登記に慣れていない場合は、最初から専門家に相談したほうが、安心でスムーズに進められます。少し費用はかかっても、後々のトラブルや無駄な出費を防げると考えると、結果的に経済的ともいえるでしょう。
未登記建物に不安がある方は、早めの対策が重要です。ご相談はこちらからお気軽にどうぞ。
未登記建物に関するよくある質問(FAQ)
未登記建物について調べていると、「固定資産税はどうなるの?」「古い家でも登記できるの?」など、具体的な疑問がいくつも出てくると思います。ここでは、そんな疑問に対してわかりやすく答えていきます。
実際によくある質問をまとめていますので、同じような悩みをお持ちの方はぜひ参考にしてみてください。
未登記建物に固定資産税はかかる?
登記がされていない建物でも、固定資産税がかかることがあります。市町村が現地調査などで建物の存在を把握していれば、登記の有無に関係なく課税される仕組みです。
ただし、未登記だと建物面積などの詳しい情報が役所に伝わっていないこともあるため、実際の価値と違った評価になることがあります。高く評価されすぎたり、逆に低く見られたりすることもあるのです。
固定資産税の通知が届いていても、それは登記が完了しているという意味ではありません。税金の手続きと登記の手続きはまったく別物なので、両方をきちんと進めることが大切です。
建て替えるにはどうすればいい?
未登記の建物を建て替えるには、まず古い建物を取り壊して、解体証明書をもらう必要があります。その後、新しい建物を建てるために建築確認申請を行いますが、ここで問題になるのが登記です。
登記がされていないままだと、こうした手続きがスムーズに進まないことがあります。特に、建て替えに合わせてローンを組もうとする場合は、登記がされていないと金融機関の審査に通らないことも。
家を建て直す前には、まず今の状況をしっかり確認して、必要があれば先に登記を済ませておくと安心です。そうすることで、建て替えの計画もスムーズに進みやすくなります。
古い建物は登記できない?
古い建物でも、建物の形や構造がはっきりしていれば、登記は基本的に可能です。ただし、昔の建物では、建築時の書類や図面が残っていないことも少なくありません。その場合は、土地家屋調査士が現地で調査を行い、状況に応じては確定測量が必要になることもあります。確定測量には50万〜100万円程度かかることもあり、土地の形状が複雑なほど登記にかかる費用負担が大きくなります。

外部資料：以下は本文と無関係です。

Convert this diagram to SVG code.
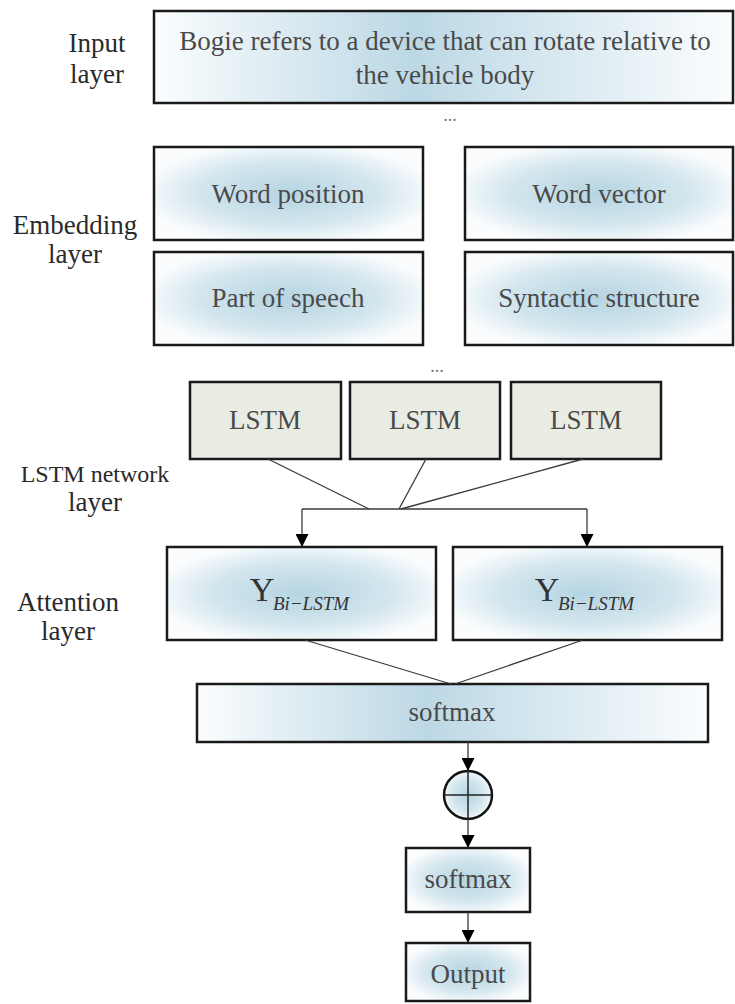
<svg xmlns="http://www.w3.org/2000/svg" width="735" height="1004" viewBox="0 0 735 1004">
<defs>
<radialGradient id="blue" cx="0.5" cy="0.5" r="0.55">
<stop offset="0" stop-color="#b5d4e2"/>
<stop offset="0.6" stop-color="#d3e6ee"/>
<stop offset="1" stop-color="#fafcfd"/>
</radialGradient>
<linearGradient id="bluelin" x1="0" y1="0" x2="1" y2="0">
<stop offset="0" stop-color="#fbfdfe"/>
<stop offset="0.45" stop-color="#bcd8e5"/>
<stop offset="1" stop-color="#fbfdfe"/>
</linearGradient>
<marker id="arr" viewBox="0 0 10 10" refX="10" refY="5" markerWidth="13" markerHeight="13" markerUnits="userSpaceOnUse" orient="auto">
<path d="M0,0 L10,5 L0,10 z" fill="#000"/>
</marker>
<style>
.box{fill:url(#blue);stroke:#1a1a1a;stroke-width:2.5}
.lbox{fill:url(#bluelin);stroke:#1a1a1a;stroke-width:2.5}
.gbox{fill:#e9ece3;stroke:#1a1a1a;stroke-width:2.5}
.t{font-family:'Liberation Serif',serif;font-size:27px;fill:#4a4a4a;text-anchor:middle}
.lab{font-family:'Liberation Serif',serif;font-size:27px;fill:#2a2a2a;text-anchor:middle}
.lab2{font-family:'Liberation Serif',serif;font-size:24px;fill:#2a2a2a;text-anchor:middle}
.y{font-family:'Liberation Serif',serif;font-size:34px;fill:#333;text-anchor:middle}
.sub{font-family:'Liberation Serif',serif;font-size:19px;font-style:italic;fill:#333;text-anchor:middle}
.con{stroke:#3a3a3a;stroke-width:1.3;fill:none}
.dots{font-family:'Liberation Serif',serif;font-size:18px;fill:#777;text-anchor:middle}
</style>
</defs>
<rect width="735" height="1004" fill="#fff"/>

<g id="labels">
<text class="lab" x="97" y="52">Input</text>
<text class="lab" x="97" y="83">layer</text>
<text class="lab" x="75" y="234">Embedding</text>
<text class="lab" x="75" y="263">layer</text>
<text class="lab2" x="95" y="482">LSTM network</text>
<text class="lab" x="95" y="511">layer</text>
<text class="lab" x="68" y="611">Attention</text>
<text class="lab" x="68" y="640">layer</text>
</g>

<g id="input">
<rect class="lbox" x="154" y="11" width="579" height="92"/>
<text class="t" x="445" y="50">Bogie refers to a device that can rotate relative to</text>
<text class="t" x="445" y="84">the vehicle body</text>
</g>
<text class="dots" x="450" y="121">...</text>

<g id="word-position">
<rect class="box" x="154" y="147" width="269" height="93"/>
<text class="t" x="288" y="203">Word position</text>
</g>
<g id="word-vector">
<rect class="box" x="465" y="147" width="268" height="93"/>
<text class="t" x="599" y="203">Word vector</text>
</g>
<g id="part-of-speech">
<rect class="box" x="154" y="252" width="269" height="93"/>
<text class="t" x="288" y="307">Part of speech</text>
</g>
<g id="syntactic-structure">
<rect class="box" x="465" y="252" width="268" height="93"/>
<text class="t" x="599" y="307">Syntactic structure</text>
</g>
<text class="dots" x="437" y="372">...</text>

<g id="lstm1">
<rect class="gbox" x="190" y="382" width="151" height="77"/>
<text class="t" x="265" y="429">LSTM</text>
</g>
<g id="lstm2">
<rect class="gbox" x="350" y="382" width="150" height="77"/>
<text class="t" x="425" y="429">LSTM</text>
</g>
<g id="lstm3">
<rect class="gbox" x="511" y="382" width="150" height="77"/>
<text class="t" x="586" y="429">LSTM</text>
</g>

<g id="attention1">
<rect class="box" x="167" y="547" width="269" height="93"/>
<text class="y" x="262" y="601">Y</text>
<text class="sub" x="311" y="610">Bi−LSTM</text>
</g>
<g id="attention2">
<rect class="box" x="453" y="547" width="269" height="93"/>
<text class="y" x="547" y="601">Y</text>
<text class="sub" x="596" y="610">Bi−LSTM</text>
</g>

<g id="softmax-wide">
<rect class="lbox" x="197" y="684" width="511" height="58"/>
<text class="t" x="452" y="721">softmax</text>
</g>

<g id="sum">
<circle cx="468" cy="795" r="24" fill="url(#blue)" stroke="#111" stroke-width="2.5"/>
<line x1="444" y1="795" x2="492" y2="795" stroke="#222" stroke-width="1.5"/>
<line x1="468" y1="771" x2="468" y2="819" stroke="#222" stroke-width="1.5"/>
</g>

<g id="softmax-small">
<rect class="box" x="406" y="848" width="124" height="64"/>
<text class="t" x="468" y="888">softmax</text>
</g>
<g id="output">
<rect class="box" x="406" y="943" width="124" height="58"/>
<text class="t" x="468" y="983">Output</text>
</g>

<g id="connectors">
<line class="con" x1="268" y1="459" x2="369" y2="509"/>
<line class="con" x1="426" y1="459" x2="399" y2="509"/>
<line class="con" x1="583" y1="459" x2="401" y2="509"/>
<line class="con" x1="302" y1="509" x2="587" y2="509"/>
<line class="con" x1="302" y1="509" x2="302" y2="547" marker-end="url(#arr)"/>
<line class="con" x1="587" y1="509" x2="587" y2="547" marker-end="url(#arr)"/>
<line class="con" x1="305" y1="640" x2="451" y2="684"/>
<line class="con" x1="583" y1="640" x2="455" y2="684"/>
<line class="con" x1="468" y1="742" x2="468" y2="771" marker-end="url(#arr)"/>
<line class="con" x1="468" y1="819" x2="468" y2="848" marker-end="url(#arr)"/>
<line class="con" x1="468" y1="912" x2="468" y2="943" marker-end="url(#arr)"/>
</g>
</svg>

建物が古いという理由だけで登記ができないということはありませんが、手続きが少し複雑になることがあります。スムーズに進めるためにも、専門家のサポートを受けながら進めるのがおすすめです。
また、建物が現在の耐震基準や建築基準に合っているかも、あわせて確認しておくと安心です。
まとめ|未登記建物は放置せず、早めに対処を
未登記の建物は、現在は特に困っていなくても、将来になって大きな問題につながる可能性があります。相続や売却の場面では「誰の建物なのか」を書類で証明できず、話が進まないこともありますし、買い手や金融機関からの信頼を得られずに取引が止まってしまうケースも少なくありません。
また、未登記のままだと建て替えや融資の際にも支障が出やすく、せっかくの資産をうまく活用できなくなる恐れがあります。固定資産税の通知が届いていても、それは登記とは別の話。法務局での登記手続きをしっかり済ませておくことが、法的にも実務的にも大切な一歩です。
こうしたリスクを防ぐためにも、未登記の建物は早めに現状を確認し、必要に応じて登記を行うことが大切です。手続きが複雑そうに感じるかもしれませんが、専門家に相談すれば、スムーズに進められます。
将来の安心と財産を守るためにも、今のうちから対策をしておきましょう。